▶ _AIM OF THE TASK_
Omit all images. Write out the rest of the material exactly.

▶ _SOURCE DATA_
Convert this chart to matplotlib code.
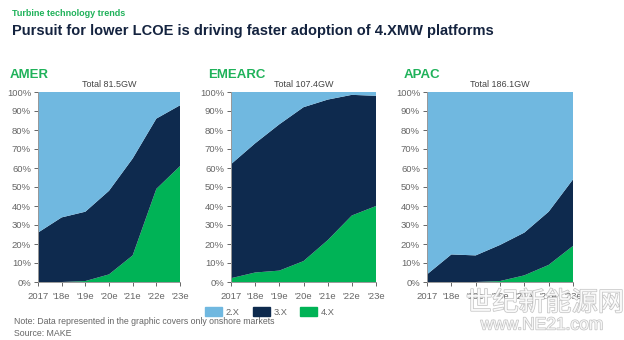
"""Turbine technology trends — stacked share by platform class."""
import matplotlib; matplotlib.use("Agg")
import matplotlib.pyplot as plt
import matplotlib.patches as mpatches
import matplotlib.patheffects as pe

plt.rcParams["font.family"] = ["Liberation Sans", "DejaVu Sans"]

# ── data ─────────────────────────────────────────────────────────────
years = ["2017", "'18e", "'19e", "'20e", "'21e", "'22e", "'23e"]
regions = ["AMER", "EMEARC", "APAC"]
totals = ["Total 81.5GW", "Total 107.4GW", "Total 186.1GW"]

# share (%) of 4.X and 3.X per year; 2.X is the rest
amer_4x = [0, 0, 0.5, 4, 14, 49, 61]
amer_3x = [26, 34, 36.5, 44, 51, 37, 32]
emearc_4x = [2, 5, 6, 11, 22, 35, 40]
emearc_3x = [60, 68, 77, 81, 74, 63.5, 58]
apac_4x = [0, 0, 0, 0.5, 3.5, 9, 19]
apac_3x = [4, 14.5, 14, 19, 22.5, 28, 35]

share_4x = [amer_4x, emearc_4x, apac_4x]
share_3x = [amer_3x, emearc_3x, apac_3x]

C2, C3, C4 = "#70b8e0", "#0e2a4e", "#00b356"
GREEN_TXT = "#1fb25a"
GREY = "#666666"

W, H = 624, 340
fig = plt.figure(figsize=(W / 100, H / 100), dpi=100)
fig.patch.set_facecolor("white")

def px(x, y):
    return x / W, 1 - y / H

# ── titles ───────────────────────────────────────────────────────────
fig.text(*px(12, 13), "Turbine technology trends", color=GREEN_TXT,
         fontsize=6.5, fontweight="bold", va="center")
fig.text(*px(12, 31), "Pursuit for lower LCOE is driving faster adoption of 4.XMW platforms",
         color="#14233f", fontsize=10.5, fontweight="bold", va="center")

# ── panels ───────────────────────────────────────────────────────────
lefts = [38, 231, 427]
widths = [142, 145, 146]
label_x = [10, 208, 404]
top, bottom = 92, 282

for i in range(3):
    l, b = px(lefts[i], bottom)
    ax = fig.add_axes([l, b, widths[i] / W, (bottom - top) / H])
    x = range(len(years))
    s4 = share_4x[i]
    s3 = share_3x[i]
    s2 = [100 - a - c for a, c in zip(s4, s3)]
    ax.stackplot(x, s4, s3, s2, colors=[C4, C3, C2], linewidth=0)
    ax.set_xlim(0, len(years) - 1)
    ax.set_ylim(0, 100)
    ax.set_yticks(range(0, 101, 10))
    ax.set_yticklabels([f"{v}%" for v in range(0, 101, 10)])
    ax.set_xticks(list(x))
    ax.set_xticklabels(years)
    ax.tick_params(colors=GREY, labelsize=6.8, length=3, width=0.7, pad=2)
    ax.tick_params(axis="x", pad=4)
    for sp in ("top", "right"):
        ax.spines[sp].set_visible(False)
    for sp in ("left", "bottom"):
        ax.spines[sp].set_color("#999999")
        ax.spines[sp].set_linewidth(0.7)
    ax.text(0.5, 1.015, totals[i], transform=ax.transAxes, ha="center",
            va="bottom", fontsize=6.5, color="#444444")
    fig.text(*px(label_x[i], 75), regions[i], color=GREEN_TXT,
             fontsize=9.5, fontweight="bold", va="center")

# ── legend ───────────────────────────────────────────────────────────
handles = [mpatches.Patch(color=C2, label="2.X"),
           mpatches.Patch(color=C3, label="3.X"),
           mpatches.Patch(color=C4, label="4.X")]
fig.legend(handles=handles, loc="center", bbox_to_anchor=px(270, 312),
           ncol=3, frameon=False, fontsize=6.7, labelcolor=GREY,
           handlelength=1.8, handleheight=1.1, handletextpad=0.4,
           columnspacing=1.4)

fig.text(*px(14, 321), "Note: Data represented in the graphic covers only onshore markets",
         fontsize=6.3, color=GREY, va="center")
fig.text(*px(14, 333), "Source: MAKE", fontsize=6.3, color=GREY, va="center")

# watermark (outlined)
outline = [pe.withStroke(linewidth=1.0, foreground="#b8b8b8")]
fig.text(*px(545, 303), "世纪新能源网", family=["Noto Sans CJK SC", "DejaVu Sans"],
         fontsize=19, color="white", ha="center", va="center", alpha=0.85,
         path_effects=outline)
fig.text(*px(542, 325), "www.NE21.com", fontsize=12.5, color="white",
         ha="center", va="center", alpha=0.85, path_effects=outline)

fig.savefig("out.png", dpi=100, facecolor="white")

▶ _FINISHED EXERCISE_
Convert this chart to matplotlib code.
"""Turbine technology trends — stacked share by platform class."""
import matplotlib; matplotlib.use("Agg")
import matplotlib.pyplot as plt
import matplotlib.patches as mpatches
import matplotlib.patheffects as pe

plt.rcParams["font.family"] = ["Liberation Sans", "DejaVu Sans"]

# ── data ─────────────────────────────────────────────────────────────
years = ["2017", "'18e", "'19e", "'20e", "'21e", "'22e", "'23e"]
regions = ["AMER", "EMEARC", "APAC"]
totals = ["Total 81.5GW", "Total 107.4GW", "Total 186.1GW"]

# share (%) of 4.X and 3.X per year; 2.X is the rest
amer_4x = [0, 0, 0.5, 4, 14, 49, 61]
amer_3x = [26, 34, 36.5, 44, 51, 37, 32]
emearc_4x = [2, 5, 6, 11, 22, 35, 40]
emearc_3x = [60, 68, 77, 81, 74, 63.5, 58]
apac_4x = [0, 0, 0, 0.5, 3.5, 9, 19]
apac_3x = [4, 14.5, 14, 19, 22.5, 28, 35]

share_4x = [amer_4x, emearc_4x, apac_4x]
share_3x = [amer_3x, emearc_3x, apac_3x]

C2, C3, C4 = "#70b8e0", "#0e2a4e", "#00b356"
GREEN_TXT = "#1fb25a"
GREY = "#666666"

W, H = 624, 340
fig = plt.figure(figsize=(W / 100, H / 100), dpi=100)
fig.patch.set_facecolor("white")

def px(x, y):
    return x / W, 1 - y / H

# ── titles ───────────────────────────────────────────────────────────
fig.text(*px(12, 13), "Turbine technology trends", color=GREEN_TXT,
         fontsize=6.5, fontweight="bold", va="center")
fig.text(*px(12, 31), "Pursuit for lower LCOE is driving faster adoption of 4.XMW platforms",
         color="#14233f", fontsize=10.5, fontweight="bold", va="center")

# ── panels ───────────────────────────────────────────────────────────
lefts = [38, 231, 427]
widths = [142, 145, 146]
label_x = [10, 208, 404]
top, bottom = 92, 282

for i in range(3):
    l, b = px(lefts[i], bottom)
    ax = fig.add_axes([l, b, widths[i] / W, (bottom - top) / H])
    x = range(len(years))
    s4 = share_4x[i]
    s3 = share_3x[i]
    s2 = [100 - a - c for a, c in zip(s4, s3)]
    ax.stackplot(x, s4, s3, s2, colors=[C4, C3, C2], linewidth=0)
    ax.set_xlim(0, len(years) - 1)
    ax.set_ylim(0, 100)
    ax.set_yticks(range(0, 101, 10))
    ax.set_yticklabels([f"{v}%" for v in range(0, 101, 10)])
    ax.set_xticks(list(x))
    ax.set_xticklabels(years)
    ax.tick_params(colors=GREY, labelsize=6.8, length=3, width=0.7, pad=2)
    ax.tick_params(axis="x", pad=4)
    for sp in ("top", "right"):
        ax.spines[sp].set_visible(False)
    for sp in ("left", "bottom"):
        ax.spines[sp].set_color("#999999")
        ax.spines[sp].set_linewidth(0.7)
    ax.text(0.5, 1.015, totals[i], transform=ax.transAxes, ha="center",
            va="bottom", fontsize=6.5, color="#444444")
    fig.text(*px(label_x[i], 75), regions[i], color=GREEN_TXT,
             fontsize=9.5, fontweight="bold", va="center")

# ── legend ───────────────────────────────────────────────────────────
handles = [mpatches.Patch(color=C2, label="2.X"),
           mpatches.Patch(color=C3, label="3.X"),
           mpatches.Patch(color=C4, label="4.X")]
fig.legend(handles=handles, loc="center", bbox_to_anchor=px(270, 312),
           ncol=3, frameon=False, fontsize=6.7, labelcolor=GREY,
           handlelength=1.8, handleheight=1.1, handletextpad=0.4,
           columnspacing=1.4)

fig.text(*px(14, 321), "Note: Data represented in the graphic covers only onshore markets",
         fontsize=6.3, color=GREY, va="center")
fig.text(*px(14, 333), "Source: MAKE", fontsize=6.3, color=GREY, va="center")

# watermark (outlined)
outline = [pe.withStroke(linewidth=1.0, foreground="#b8b8b8")]
fig.text(*px(545, 303), "世纪新能源网", family=["Noto Sans CJK SC", "DejaVu Sans"],
         fontsize=19, color="white", ha="center", va="center", alpha=0.85,
         path_effects=outline)
fig.text(*px(542, 325), "www.NE21.com", fontsize=12.5, color="white",
         ha="center", va="center", alpha=0.85, path_effects=outline)

fig.savefig("out.png", dpi=100, facecolor="white")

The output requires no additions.